Jouissance, as Edelman explains, is a movement beyond pleasure and pain, "a voyage beyond identity, meaning, and law." (25) This got me to thinking that what exactly lays beyond "identity, meaning, and law?" I came to the same answer Edelman did one paragraph later, which is the obvious theme of at least the first chapter, death. Now looking at it from just a singular, metaphysical perspective, and not with the attached meaning and context of No Future, the interesting part of that thought comes in the first clause of the sentence "beyond pleasure and pain"; death is all that exists beyond pleasure and pain. Is that all that lives outside of pleasure and pain for us? Is there anything that lives beyond pleasure and pain? Taxes maybe. Or love. Any ideas.
On a completely unrelated note, on page 22, Edelman strings together feminists, queers, and pro-life supporters as those that are motivated by the death drive and against children. Using his ideas as the backdrop, I don't see how feminists fit into that category. They don't break from the heterosexual normative of society; they break from the patriarchal norms of society. Feminism, in its true sense, supports equality and freedoms for everyone which would seem to spur on futurism, the idea that everyone is born equal with an equal chance to prosper. If queerness is very much associated with death, then a group that looks towards improving the future can't be focused on death? And that got me to thinking: understand Edelman's argument concerning queerness, but wouldn't it more appropriate to equate it with the present over death? No one, as in any person, ever wants to die, so if queerness isn't associated with the "future", in the form of children, would the present be the next alternative, not death?

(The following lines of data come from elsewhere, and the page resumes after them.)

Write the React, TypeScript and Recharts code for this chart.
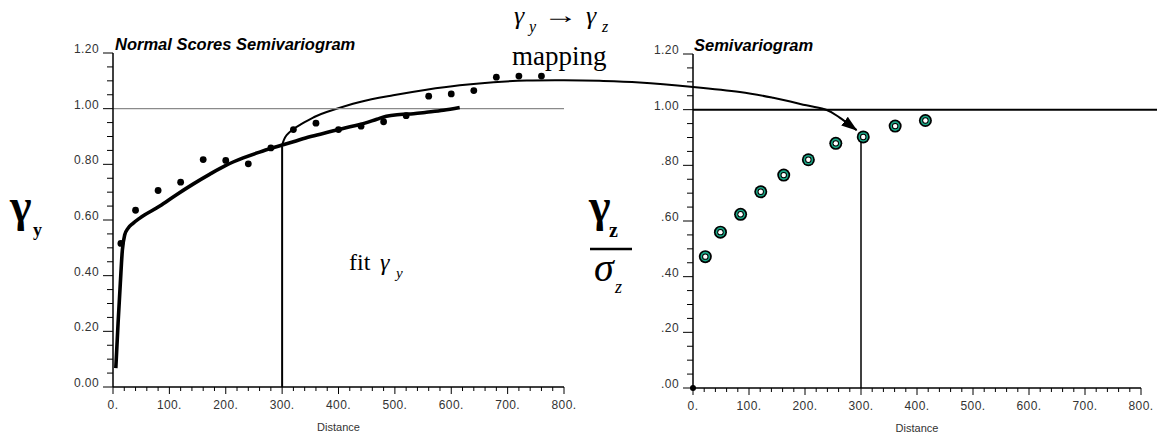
import React from 'react';
import * as Recharts from 'recharts';
import { ComposedChart, Line, Scatter, XAxis, YAxis, ReferenceLine, Customized } from 'recharts';

// distance ticks every 20, labels every 100
const distanceTicks = Array.from({ length: 41 }, (_, i) => i * 20);
const gammaTicks = Array.from({ length: 25 }, (_, i) => i * 0.05);

// experimental normal scores semivariogram
const nsLags = [14, 40, 80, 120, 160, 200, 240, 280, 320, 360, 400, 440, 480, 520, 560, 600, 640, 680, 720, 760];
const nsGamma = [0.516, 0.635, 0.706, 0.736, 0.817, 0.814, 0.802, 0.859, 0.925, 0.948, 0.925, 0.937, 0.953, 0.975, 1.045, 1.053, 1.065, 1.113, 1.117, 1.117];

// fitted model gamma_y
const fitLags = [5, 9, 13, 16.6, 20.7, 26.6, 35.5, 47, 83, 112, 142, 172, 201, 231, 260, 290, 320, 349, 379, 408, 438, 468, 485, 509, 533, 556, 586, 615];
const fitGamma = [0.068, 0.229, 0.373, 0.492, 0.546, 0.57, 0.588, 0.606, 0.65, 0.69, 0.729, 0.765, 0.797, 0.823, 0.844, 0.863, 0.881, 0.899, 0.914, 0.929, 0.943, 0.962, 0.973, 0.979, 0.982, 0.987, 0.994, 1.004];

// mapping arrow, in units of the left chart
const mapLags = [299, 303, 308, 319.5, 331, 355, 379, 438, 497, 556, 615, 675, 734, 800, 863, 934, 1029, 1112, 1171, 1230, 1266, 1289, 1319];
const mapGamma = [0.863, 0.887, 0.905, 0.926, 0.941, 0.968, 0.988, 1.024, 1.048, 1.068, 1.084, 1.095, 1.101, 1.102, 1.1, 1.094, 1.078, 1.06, 1.039, 1.012, 0.995, 0.968, 0.923];

// original units semivariogram (standardized)
const zLags = [22, 49, 85, 121, 162, 206, 255, 304, 361, 415];
const zGamma = [0.472, 0.56, 0.624, 0.705, 0.765, 0.82, 0.879, 0.902, 0.941, 0.961];

const X_MAX = 800;
const Y_MAX = 1.2;
const LEFT_PLOT = { x: 113, y: 53, width: 451, height: 334 };

const nsData = nsLags.map((x, i) => ({ x, y: nsGamma[i] }));
const fitData = fitLags.map((x, i) => ({ x, y: fitGamma[i] }));
const zData = zLags.map((x, i) => ({ x, y: zGamma[i] }));
const zOrigin = [{ x: 0, y: 0 }];

const sans = '"Liberation Sans", Arial, Helvetica, sans-serif';
const serif = '"Liberation Serif", "Times New Roman", serif';

const isMajorX = (v: number) => Math.round(v) % 100 === 0;
const isMajorY = (v: number) => Math.round(v * 100) % 20 === 0;

const XTick = (props: any) => {
  const { x, y, payload } = props;
  const v = payload.value;
  const major = isMajorX(v);
  return (
    <g>
      <line x1={x} x2={x} y1={y} y2={y + (major ? 7 : 4)} stroke="#000" strokeWidth={1} />
      {major && (
        <text x={x} y={y + 22} textAnchor="middle" fontFamily={sans} fontSize={12} fill="#333" letterSpacing={0.4}>
          {`${Math.round(v)}.`}
        </text>
      )}
    </g>
  );
};

const makeYTick = (leadingZero: boolean) => (props: any) => {
  const { x, y, payload } = props;
  const v = payload.value;
  const major = isMajorY(v);
  let label = v.toFixed(2);
  if (!leadingZero && v < 1) label = label.slice(1);
  return (
    <g>
      <line x1={x - (major ? 10 : 6)} x2={x} y1={y} y2={y} stroke="#000" strokeWidth={1} />
      {major && (
        <text x={x - 14} y={y} textAnchor="end" fontFamily={sans} fontSize={12} fill="#333" letterSpacing={0.4}>
          {label}
        </text>
      )}
    </g>
  );
};

const Dot = (props: any) => <circle cx={props.cx} cy={props.cy} r={3.4} fill="#000" />;
const OriginDot = (props: any) => <circle cx={props.cx} cy={props.cy} r={3} fill="#000" />;

const Ring = (props: any) => {
  const { cx, cy } = props;
  return (
    <g>
      <circle cx={cx} cy={cy} r={6.5} fill="#000" />
      <circle cx={cx} cy={cy} r={4.8} fill="#1aa887" />
      <circle cx={cx} cy={cy} r={3.2} fill="#000" />
      <circle cx={cx} cy={cy} r={2.2} fill="#fff" />
    </g>
  );
};

const usePlotAreaSafe: () => any = (Recharts as any).usePlotArea ?? (() => null);

// catmull-rom through points
const smoothPath = (pts: number[][]) => {
  let d = `M${pts[0][0]},${pts[0][1]}`;
  for (let i = 0; i < pts.length - 1; i++) {
    const p0 = pts[i - 1] || pts[i];
    const p1 = pts[i];
    const p2 = pts[i + 1];
    const p3 = pts[i + 2] || p2;
    const c1 = [p1[0] + (p2[0] - p0[0]) / 6, p1[1] + (p2[1] - p0[1]) / 6];
    const c2 = [p2[0] - (p3[0] - p1[0]) / 6, p2[1] - (p3[1] - p1[1]) / 6];
    d += ` C${c1[0]},${c1[1]} ${c2[0]},${c2[1]} ${p2[0]},${p2[1]}`;
  }
  return d;
};

const MappingArrow = () => {
  const area = usePlotAreaSafe() || LEFT_PLOT;
  const sx = (v: number) => area.x + (v / X_MAX) * area.width;
  const sy = (v: number) => area.y + area.height - (v / Y_MAX) * area.height;
  const pts = mapLags.map((v, i) => [sx(v), sy(mapGamma[i])]);
  return (
    <g>
      <defs>
        <marker id="mapHead" markerWidth={16} markerHeight={11} refX={15} refY={5.5} orient="auto" markerUnits="userSpaceOnUse">
          <path d="M0,0 L16,5.5 L0,11 z" fill="#000" />
        </marker>
      </defs>
      <path d={smoothPath(pts)} fill="none" stroke="#000" strokeWidth={2} markerEnd="url(#mapHead)" />
    </g>
  );
};

const axisLine = { stroke: '#000', strokeWidth: 1.5 };

const distanceLabel = { value: 'Distance', position: 'insideBottom', offset: 6, fontFamily: sans, fontSize: 11, fill: '#333' };

export default function App() {
  return (
    <div style={{ position: 'absolute', left: 0, top: 0, width: 1157, height: 444, background: '#fff', overflow: 'hidden' }}>
      <style>{`.recharts-surface { overflow: visible !important; } .recharts-wrapper { overflow: visible !important; }`}</style>

      <div style={{ position: 'absolute', left: 0, top: 0 }}>
        <ComposedChart width={600} height={444} margin={{ top: 53, right: 36, bottom: 7, left: 53 }}>
          <XAxis
            dataKey="x"
            type="number"
            domain={[0, X_MAX]}
            ticks={distanceTicks}
            interval={0}
            tick={<XTick />}
            tickLine={false}
            tickSize={0}
            tickMargin={0}
            axisLine={axisLine}
            height={50}
            label={distanceLabel}
          />
          <YAxis
            dataKey="y"
            type="number"
            domain={[0, Y_MAX]}
            ticks={gammaTicks}
            interval={0}
            tick={makeYTick(true)}
            tickLine={false}
            tickSize={0}
            tickMargin={0}
            axisLine={axisLine}
            width={60}
          />
          <ReferenceLine y={1} stroke="#8a8a8a" strokeWidth={1.2} />
          <ReferenceLine segment={[{ x: 300, y: 0 }, { x: 300, y: 0.863 }]} stroke="#000" strokeWidth={2} />
          <Line data={fitData} dataKey="y" type="monotone" stroke="#000" strokeWidth={3.6} dot={false} isAnimationActive={false} />
          <Scatter data={nsData} dataKey="y" shape={Dot} isAnimationActive={false} />
          <Customized component={MappingArrow} />
        </ComposedChart>
      </div>

      <div style={{ position: 'absolute', left: 600, top: 0 }}>
        <ComposedChart width={557} height={444} margin={{ top: 54, right: 16, bottom: 6, left: 33 }}>
          <XAxis
            dataKey="x"
            type="number"
            domain={[0, X_MAX]}
            ticks={distanceTicks}
            interval={0}
            tick={<XTick />}
            tickLine={false}
            tickSize={0}
            tickMargin={0}
            axisLine={axisLine}
            height={50}
            label={distanceLabel}
          />
          <YAxis
            dataKey="y"
            type="number"
            domain={[0, Y_MAX]}
            ticks={gammaTicks}
            interval={0}
            tick={makeYTick(false)}
            tickLine={false}
            tickSize={0}
            tickMargin={0}
            axisLine={axisLine}
            width={60}
          />
          <ReferenceLine segment={[{ x: 0, y: 1 }, { x: 830, y: 1 }]} ifOverflow="visible" stroke="#000" strokeWidth={2} />
          <ReferenceLine segment={[{ x: 300, y: 0 }, { x: 300, y: 0.902 }]} stroke="#000" strokeWidth={1.5} />
          <Scatter data={zData} dataKey="y" shape={Ring} isAnimationActive={false} />
          <Scatter data={zOrigin} dataKey="y" shape={OriginDot} isAnimationActive={false} />
        </ComposedChart>
      </div>

      <svg width={1157} height={444} style={{ position: 'absolute', left: 0, top: 0, pointerEvents: 'none' }}>
        <text x={115} y={50} fontFamily={sans} fontSize={16.5} fontWeight="bold" fontStyle="italic" fill="#000">Normal Scores Semivariogram</text>
        <text x={694} y={51} fontFamily={sans} fontSize={16.5} fontWeight="bold" fontStyle="italic" fill="#000">Semivariogram</text>

        <text x={10} y={221} fontFamily={serif} fontSize={46} fontWeight="bold" fill="#000">γ</text>
        <text x={33} y={236} fontFamily={serif} fontSize={18} fontWeight="bold" fill="#000">y</text>

        <text x={589} y={221} fontFamily={serif} fontSize={46} fontWeight="bold" fill="#000">γ</text>
        <text x={609} y={237} fontFamily={serif} fontSize={20} fontWeight="bold" fill="#000">z</text>
        <line x1={590} x2={632} y1={249} y2={249} stroke="#000" strokeWidth={2.5} />
        <text x={594} y={281} fontFamily={serif} fontSize={40} fontStyle="italic" fill="#000">σ</text>
        <text x={615} y={293} fontFamily={serif} fontSize={18} fontStyle="italic" fill="#000">z</text>

        <text x={514} y={24} fontFamily={serif} fontSize={26} fontStyle="italic" fill="#000">γ</text>
        <text x={529} y={32} fontFamily={serif} fontSize={16} fontStyle="italic" fill="#000">y</text>
        <text x={543} y={23} fontFamily={serif} fontSize={24} textLength={35} lengthAdjust="spacingAndGlyphs" fill="#000">→</text>
        <text x={586} y={24} fontFamily={serif} fontSize={26} fontStyle="italic" fill="#000">γ</text>
        <text x={602} y={32} fontFamily={serif} fontSize={16} fontStyle="italic" fill="#000">z</text>
        <text x={512} y={65} fontFamily={serif} fontSize={27} fill="#000">mapping</text>

        <text x={349} y={270} fontFamily={serif} fontSize={24} fill="#000">fit</text>
        <text x={380} y={270} fontFamily={serif} fontSize={24} fontStyle="italic" fill="#000">γ</text>
        <text x={396} y={278} fontFamily={serif} fontSize={15} fontStyle="italic" fill="#000">y</text>
      </svg>
    </div>
  );
}
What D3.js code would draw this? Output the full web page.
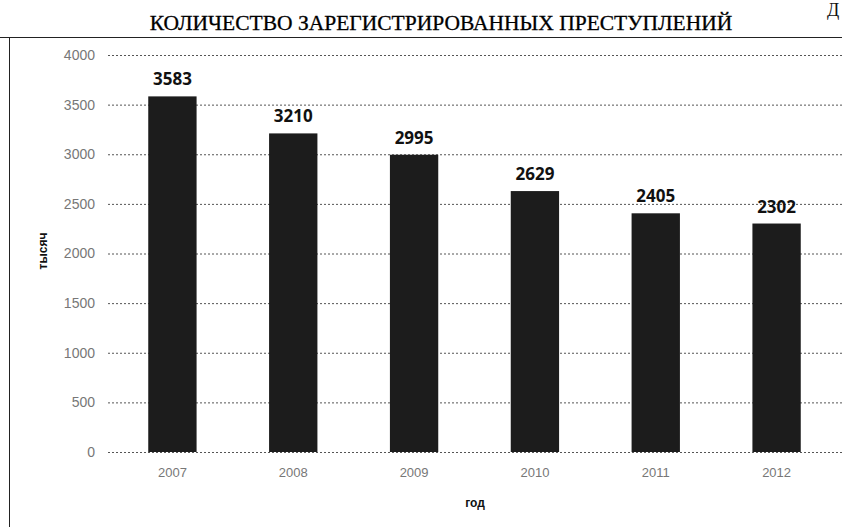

If I am off base here let me know.
I think pain and pleasure, apart from its physical/literal definition, is an abstract thought that has been constructed socially; therefore, there is indeed nothing that exists out of it because everything has been put into one or the other category.
So I agree with Edelman on the fact that what lies outside of pain and pleasure is death. If you don't live and participate in this world that has created this meaning, then you are dead. Simple as that.
I think you make a good point about feminism. I agree that it doesn't seem to fit in with the rest of the concepts that he has connected together. I'm a bit confused with your concluding sentences, so I can't comment further.
The taxes thing is pretty funny, btw. But in all seriousness, I don't know if it's necessarily that productive to try and take this out of context; it's just me but my reading was so heavily shaded by Edelman's incorporation of Lacanian signifying topology that I didn't really see it as that helpful. I read him as saying that death isn't 'what's outside' "identity, meaning, and law", but that death represents an outside to reproductive futurism in the same way that Lacan's "real" is what's left behind and unspeakable/unthinkable in the act of signification. So just a comparison to help advance his politico-linguistic-ideology thesis about queerness and reproductive futurism.